● **SET TASK**:
Leave out every picture, then transcribe the rest of the listing exactly.

## START

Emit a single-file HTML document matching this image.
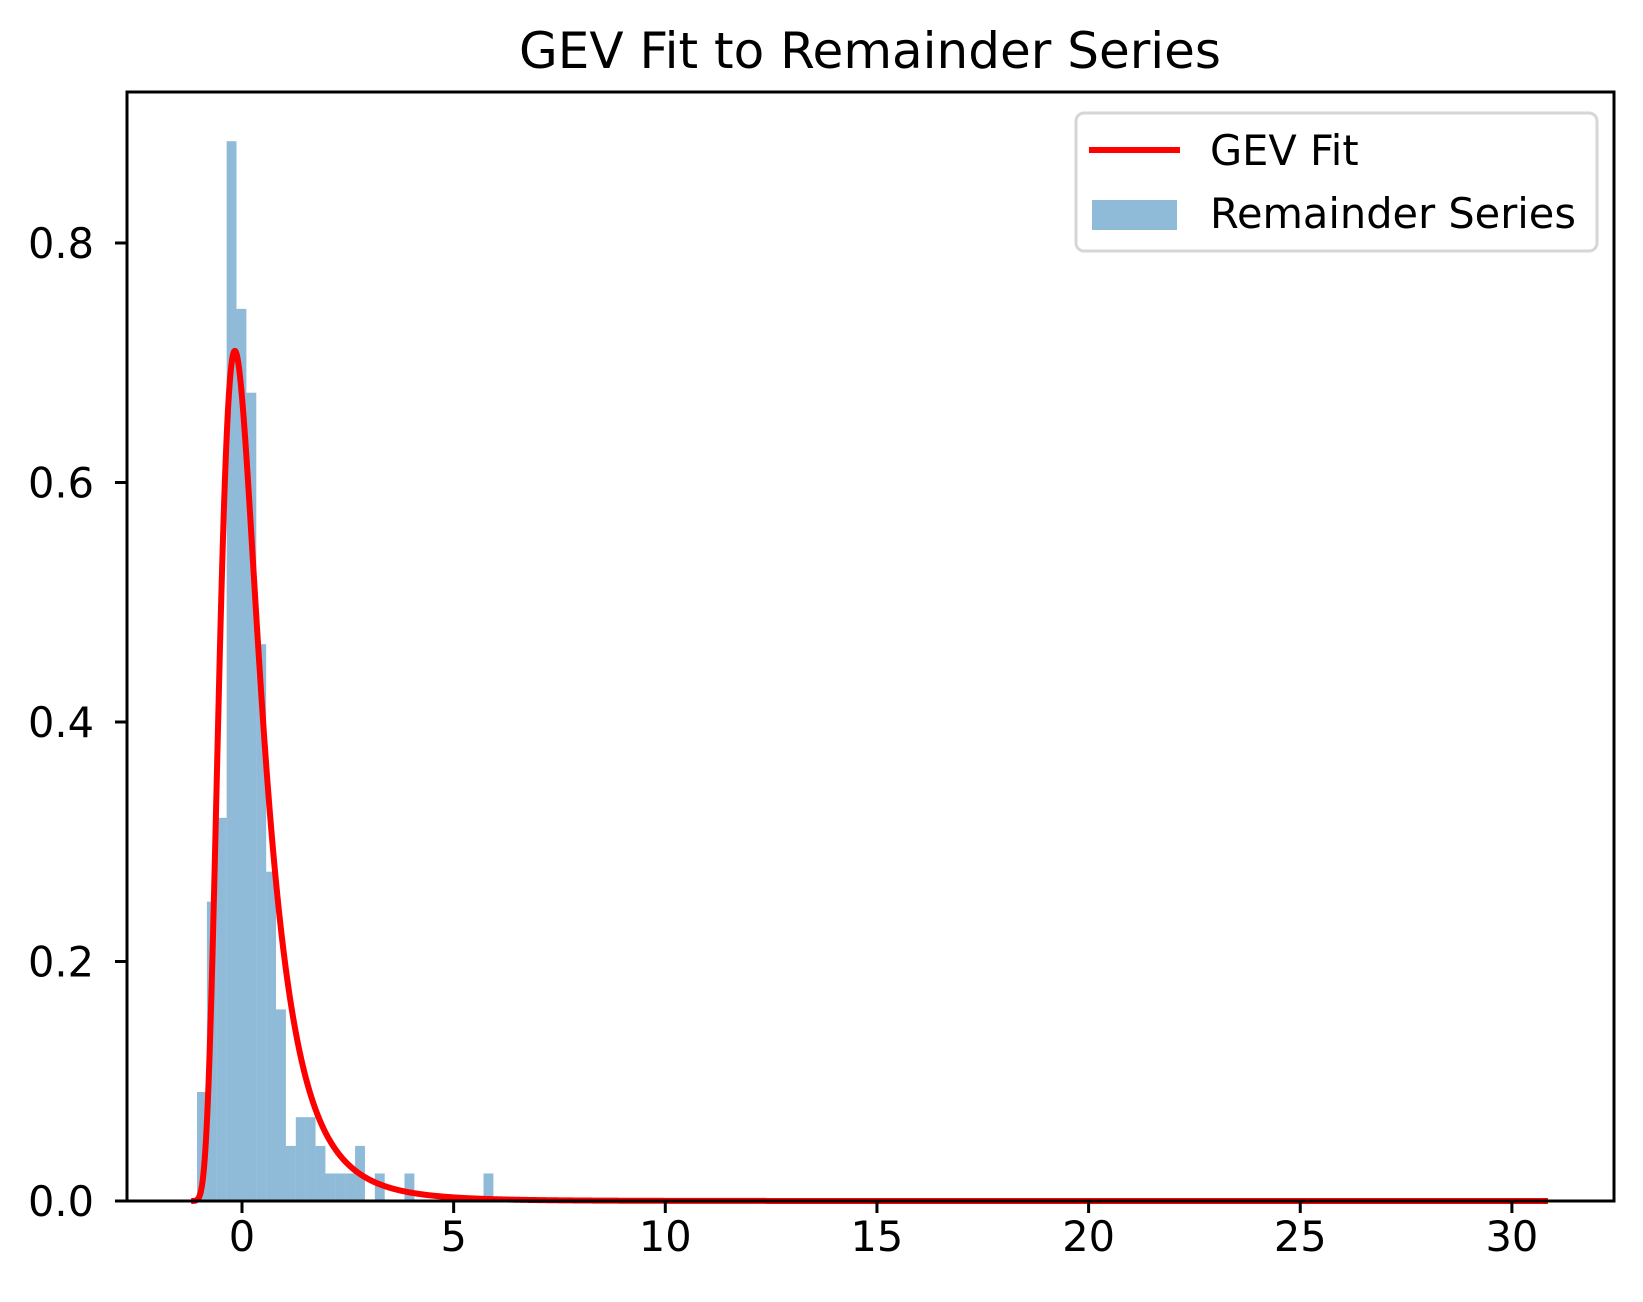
<!DOCTYPE html>
<html><head><meta charset="utf-8"><style>
html,body{margin:0;padding:0;background:#fff;}
svg{display:block;font-family:"DejaVu Sans","Liberation Sans",sans-serif;}
</style></head><body>
<svg id="chart" width="1643" height="1302" viewBox="0 0 1643 1302">
<rect x="0" y="0" width="1643" height="1302" fill="#fff"/>
<text x="870" y="68" font-size="50" text-anchor="middle" fill="#000">GEV Fit to Remainder Series</text>
<g id="bars"></g>
<g id="curve"></g>
<g id="axes"></g>
<g>
<rect x="1076" y="113" width="521" height="138" rx="8" fill="#fff" fill-opacity="0.8" stroke="#d6d6d6" stroke-width="3"/>
<line x1="1089" y1="150" x2="1180" y2="150" stroke="#ff0000" stroke-width="6"/>
<text x="1210" y="165" font-size="41.5" fill="#000">GEV Fit</text>
<rect x="1092" y="200" width="85" height="30" fill="#1f77b4" fill-opacity="0.5"/>
<text x="1210" y="228" font-size="41.5" fill="#000">Remainder Series</text>
</g>
</svg>
<script>
// Histogram data
const binStart = -1.063;
const binWidth = 0.2334;
const densities = [0.091,0.25,0.32,0.885,0.745,0.675,0.465,0.275,0.16,0.046,0.07,0.07,0.046,0.023,0.023,0.023,0.046,0,0.023,0,0,0.023,0,0,0,0,0,0,0,0.023];
// GEV fit parameters [shape xi, loc, scale] and curve range
const gevParams = [0.2, -0.075, 0.528];
const curveRange = [-1.2, 30.85];
const xTicks = [0,5,10,15,20,25,30];
const yTicks = [0.0,0.2,0.4,0.6,0.8];
const yTickLabels = ["0.0","0.2","0.4","0.6","0.8"];

const L=127,R=1614,T=92,B=1201;
function sx(v){return 242+v*42.33;}
function sy(v){return B-v*1197.5;}
const NS="http://www.w3.org/2000/svg";
function mk(tag,attrs,parent){const e=document.createElementNS(NS,tag);for(const k in attrs)e.setAttribute(k,attrs[k]);parent.appendChild(e);return e;}

const bars=document.getElementById('bars');
densities.forEach((d,i)=>{
  if(d<=0)return;
  const x0=sx(binStart+i*binWidth), x1=sx(binStart+(i+1)*binWidth);
  const r=mk('rect',{x:x0,y:sy(d),width:x1-x0,height:B-sy(d),fill:'#1f77b4','fill-opacity':0.5},bars);
  
  
});

function gevPdf(x){
  const xi=gevParams[0],loc=gevParams[1],sc=gevParams[2];
  const z=(x-loc)/sc, s=1+xi*z;
  if(s<=0)return 0;
  const t=Math.pow(s,-1/xi);
  return Math.pow(t,1+xi)*Math.exp(-t)/sc;
}
let pts=[];
const n=2000;
for(let i=0;i<=n;i++){const x=curveRange[0]+(curveRange[1]-curveRange[0])*i/n;pts.push(sx(x).toFixed(2)+','+sy(gevPdf(x)).toFixed(2));}
const curve=mk('polyline',{points:pts.join(' '),fill:'none',stroke:'#ff0000','stroke-width':6,'stroke-linejoin':'round'},document.getElementById('curve'));



const axes=document.getElementById('axes');
const frame=mk('rect',{x:L,y:T,width:R-L,height:B-T,fill:'none',stroke:'#000','stroke-width':3},axes);


xTicks.forEach(v=>{
  const tk=mk('line',{x1:sx(v),y1:B,x2:sx(v),y2:B+12,stroke:'#000','stroke-width':3},axes);
  
  
  const t=mk('text',{x:sx(v),y:B+50,'font-size':41.5,'text-anchor':'middle',fill:'#000'},axes);
  t.textContent=String(v);
  
  
});
yTicks.forEach((v,i)=>{
  const tk=mk('line',{x1:L-12,y1:sy(v),x2:L,y2:sy(v),stroke:'#000','stroke-width':3},axes);
  
  
  const t=mk('text',{x:L-33,y:sy(v)+15,'font-size':41.5,'text-anchor':'end',fill:'#000'},axes);
  t.textContent=yTickLabels[i];
  
  
});
</script>
</body></html>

## END

● **THE RESPONSE**:
Emit a single-file HTML document matching this image.
<!DOCTYPE html>
<html><head><meta charset="utf-8"><style>
html,body{margin:0;padding:0;background:#fff;}
svg{display:block;font-family:"DejaVu Sans","Liberation Sans",sans-serif;}
</style></head><body>
<svg id="chart" width="1643" height="1302" viewBox="0 0 1643 1302">
<rect x="0" y="0" width="1643" height="1302" fill="#fff"/>
<text x="870" y="68" font-size="50" text-anchor="middle" fill="#000">GEV Fit to Remainder Series</text>
<g id="bars"></g>
<g id="curve"></g>
<g id="axes"></g>
<g>
<rect x="1076" y="113" width="521" height="138" rx="8" fill="#fff" fill-opacity="0.8" stroke="#d6d6d6" stroke-width="3"/>
<line x1="1089" y1="150" x2="1180" y2="150" stroke="#ff0000" stroke-width="6"/>
<text x="1210" y="165" font-size="41.5" fill="#000">GEV Fit</text>
<rect x="1092" y="200" width="85" height="30" fill="#1f77b4" fill-opacity="0.5"/>
<text x="1210" y="228" font-size="41.5" fill="#000">Remainder Series</text>
</g>
</svg>
<script>
// Histogram data
const binStart = -1.063;
const binWidth = 0.2334;
const densities = [0.091,0.25,0.32,0.885,0.745,0.675,0.465,0.275,0.16,0.046,0.07,0.07,0.046,0.023,0.023,0.023,0.046,0,0.023,0,0,0.023,0,0,0,0,0,0,0,0.023];
// GEV fit parameters [shape xi, loc, scale] and curve range
const gevParams = [0.2, -0.075, 0.528];
const curveRange = [-1.2, 30.85];
const xTicks = [0,5,10,15,20,25,30];
const yTicks = [0.0,0.2,0.4,0.6,0.8];
const yTickLabels = ["0.0","0.2","0.4","0.6","0.8"];

const L=127,R=1614,T=92,B=1201;
function sx(v){return 242+v*42.33;}
function sy(v){return B-v*1197.5;}
const NS="http://www.w3.org/2000/svg";
function mk(tag,attrs,parent){const e=document.createElementNS(NS,tag);for(const k in attrs)e.setAttribute(k,attrs[k]);parent.appendChild(e);return e;}

const bars=document.getElementById('bars');
densities.forEach((d,i)=>{
  if(d<=0)return;
  const x0=sx(binStart+i*binWidth), x1=sx(binStart+(i+1)*binWidth);
  const r=mk('rect',{x:x0,y:sy(d),width:x1-x0,height:B-sy(d),fill:'#1f77b4','fill-opacity':0.5},bars);
  
  
});

function gevPdf(x){
  const xi=gevParams[0],loc=gevParams[1],sc=gevParams[2];
  const z=(x-loc)/sc, s=1+xi*z;
  if(s<=0)return 0;
  const t=Math.pow(s,-1/xi);
  return Math.pow(t,1+xi)*Math.exp(-t)/sc;
}
let pts=[];
const n=2000;
for(let i=0;i<=n;i++){const x=curveRange[0]+(curveRange[1]-curveRange[0])*i/n;pts.push(sx(x).toFixed(2)+','+sy(gevPdf(x)).toFixed(2));}
const curve=mk('polyline',{points:pts.join(' '),fill:'none',stroke:'#ff0000','stroke-width':6,'stroke-linejoin':'round'},document.getElementById('curve'));



const axes=document.getElementById('axes');
const frame=mk('rect',{x:L,y:T,width:R-L,height:B-T,fill:'none',stroke:'#000','stroke-width':3},axes);


xTicks.forEach(v=>{
  const tk=mk('line',{x1:sx(v),y1:B,x2:sx(v),y2:B+12,stroke:'#000','stroke-width':3},axes);
  
  
  const t=mk('text',{x:sx(v),y:B+50,'font-size':41.5,'text-anchor':'middle',fill:'#000'},axes);
  t.textContent=String(v);
  
  
});
yTicks.forEach((v,i)=>{
  const tk=mk('line',{x1:L-12,y1:sy(v),x2:L,y2:sy(v),stroke:'#000','stroke-width':3},axes);
  
  
  const t=mk('text',{x:L-33,y:sy(v)+15,'font-size':41.5,'text-anchor':'end',fill:'#000'},axes);
  t.textContent=yTickLabels[i];
  
  
});
</script>
</body></html>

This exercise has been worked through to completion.